Il y a aussi la question des quotas, en France nous sommes très frileux avec les quotas or nous savons que leur instauration donne des résultats. Par exemples, dans des universités américaines et norvégienne comme celle de Trondheim, avec les quotas le pourcentage des femmes en informatique est passé de 7 à 40%. Cela a été mis en place dans les débuts des années 2000 et maintenant les quotas ont été supprimés donc la nécessité d’instaurer un pourcentage minimum de femmes dans certaines filières techniques, scientifiques et informatiques est une question qui doit se poser en France.
C’est important d’aller dans les collèges et lycées pour présenter les métiers du numérique et de proposer par exemple des ateliers d’initiation au code. Nos formations proposent que leur apprenants animent des ateliers de code dans les collèges. Ceci est très instructif parce que souvent les filles ne veulent pas y participer mais quand nous insistons et qu’elles y vont, elles réussissent aussi bien que les garçons donc il y a énormément de travail à faire. C’est un travail de longue haleine mais il faut que cela soit fait par les médias, les écoles, les établissements et, les entreprises, elles-aussi ont un rôle à jouer. Elles disent toutes vouloir recruter des femmes mais que font-elles pour qu’il y ait plus de femmes qui arrivent chez elles et que font-elles pour les garder ? L’association Femmes ingénieures explique qu’au bout de 10 ans les femmes ne sont plus ingénieures, elles occupent un autre poste.

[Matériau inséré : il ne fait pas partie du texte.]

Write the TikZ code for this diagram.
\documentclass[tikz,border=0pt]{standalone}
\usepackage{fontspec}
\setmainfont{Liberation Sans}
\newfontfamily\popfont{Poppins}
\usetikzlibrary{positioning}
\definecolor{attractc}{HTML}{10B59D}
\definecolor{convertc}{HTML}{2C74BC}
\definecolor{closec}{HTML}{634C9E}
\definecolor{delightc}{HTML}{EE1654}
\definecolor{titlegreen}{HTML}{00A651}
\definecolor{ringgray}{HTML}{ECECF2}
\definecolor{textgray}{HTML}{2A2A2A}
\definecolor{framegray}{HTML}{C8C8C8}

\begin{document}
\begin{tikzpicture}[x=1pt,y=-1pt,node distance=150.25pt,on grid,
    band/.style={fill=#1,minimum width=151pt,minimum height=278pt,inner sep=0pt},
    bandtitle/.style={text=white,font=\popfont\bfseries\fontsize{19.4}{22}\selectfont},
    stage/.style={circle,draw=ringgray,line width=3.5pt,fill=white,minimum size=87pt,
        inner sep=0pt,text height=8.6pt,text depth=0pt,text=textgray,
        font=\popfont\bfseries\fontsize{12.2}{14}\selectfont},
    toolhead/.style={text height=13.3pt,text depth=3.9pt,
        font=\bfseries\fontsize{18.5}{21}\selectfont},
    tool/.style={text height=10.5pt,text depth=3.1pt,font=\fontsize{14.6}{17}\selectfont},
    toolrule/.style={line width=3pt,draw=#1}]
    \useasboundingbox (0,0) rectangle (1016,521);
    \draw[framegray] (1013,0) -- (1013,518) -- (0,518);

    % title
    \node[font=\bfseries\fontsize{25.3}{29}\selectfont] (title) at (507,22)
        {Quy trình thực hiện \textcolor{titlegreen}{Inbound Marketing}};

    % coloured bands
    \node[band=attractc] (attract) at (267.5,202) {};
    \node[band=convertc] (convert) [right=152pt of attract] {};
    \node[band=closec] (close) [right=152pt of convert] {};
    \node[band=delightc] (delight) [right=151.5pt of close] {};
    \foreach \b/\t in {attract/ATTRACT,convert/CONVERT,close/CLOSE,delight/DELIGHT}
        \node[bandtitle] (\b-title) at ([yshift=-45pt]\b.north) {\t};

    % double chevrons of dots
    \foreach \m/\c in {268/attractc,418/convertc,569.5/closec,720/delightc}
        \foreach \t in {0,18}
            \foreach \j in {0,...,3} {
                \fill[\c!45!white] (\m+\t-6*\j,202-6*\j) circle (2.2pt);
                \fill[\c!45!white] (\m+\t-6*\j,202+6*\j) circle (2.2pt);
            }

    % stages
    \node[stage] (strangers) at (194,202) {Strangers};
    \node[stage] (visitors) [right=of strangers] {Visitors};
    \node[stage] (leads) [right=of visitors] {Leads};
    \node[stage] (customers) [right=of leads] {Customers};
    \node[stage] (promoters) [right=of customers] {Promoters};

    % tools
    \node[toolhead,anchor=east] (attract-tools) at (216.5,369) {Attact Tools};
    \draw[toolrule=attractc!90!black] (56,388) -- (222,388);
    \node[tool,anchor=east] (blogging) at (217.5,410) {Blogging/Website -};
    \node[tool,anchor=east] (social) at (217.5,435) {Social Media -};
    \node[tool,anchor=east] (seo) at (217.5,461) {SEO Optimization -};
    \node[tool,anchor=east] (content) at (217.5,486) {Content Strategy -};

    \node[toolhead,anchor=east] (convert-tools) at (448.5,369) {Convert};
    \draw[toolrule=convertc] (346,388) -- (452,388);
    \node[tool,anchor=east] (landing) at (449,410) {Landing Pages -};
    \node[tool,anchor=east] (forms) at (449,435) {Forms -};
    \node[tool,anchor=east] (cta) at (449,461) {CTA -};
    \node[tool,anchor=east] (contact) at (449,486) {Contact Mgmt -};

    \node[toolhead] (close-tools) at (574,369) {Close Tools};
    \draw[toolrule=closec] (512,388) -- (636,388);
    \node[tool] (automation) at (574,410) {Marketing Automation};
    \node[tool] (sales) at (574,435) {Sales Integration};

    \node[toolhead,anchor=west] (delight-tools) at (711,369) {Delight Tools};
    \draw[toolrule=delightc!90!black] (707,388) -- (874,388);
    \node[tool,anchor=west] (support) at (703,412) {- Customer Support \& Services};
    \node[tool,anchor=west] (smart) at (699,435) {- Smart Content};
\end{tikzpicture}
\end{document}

La tech reste un milieu complexe, voir dur pour y faire carrière à la longue.
J’ai toujours le même message pour les jeunes femmes qui souhaitent aller vers les métiers du numérique : qu’elles osent, qu’elles y aillent et qu’elles se renseignent car c’est à leur portée. Ça serait dommage qu’elles se privent d’un secteur qui est porteur d’opportunités professionnelles, qui permet des carrières intéressantes avec des salaires attractifs uniquement parce que ce secteur a été accaparé par les hommes.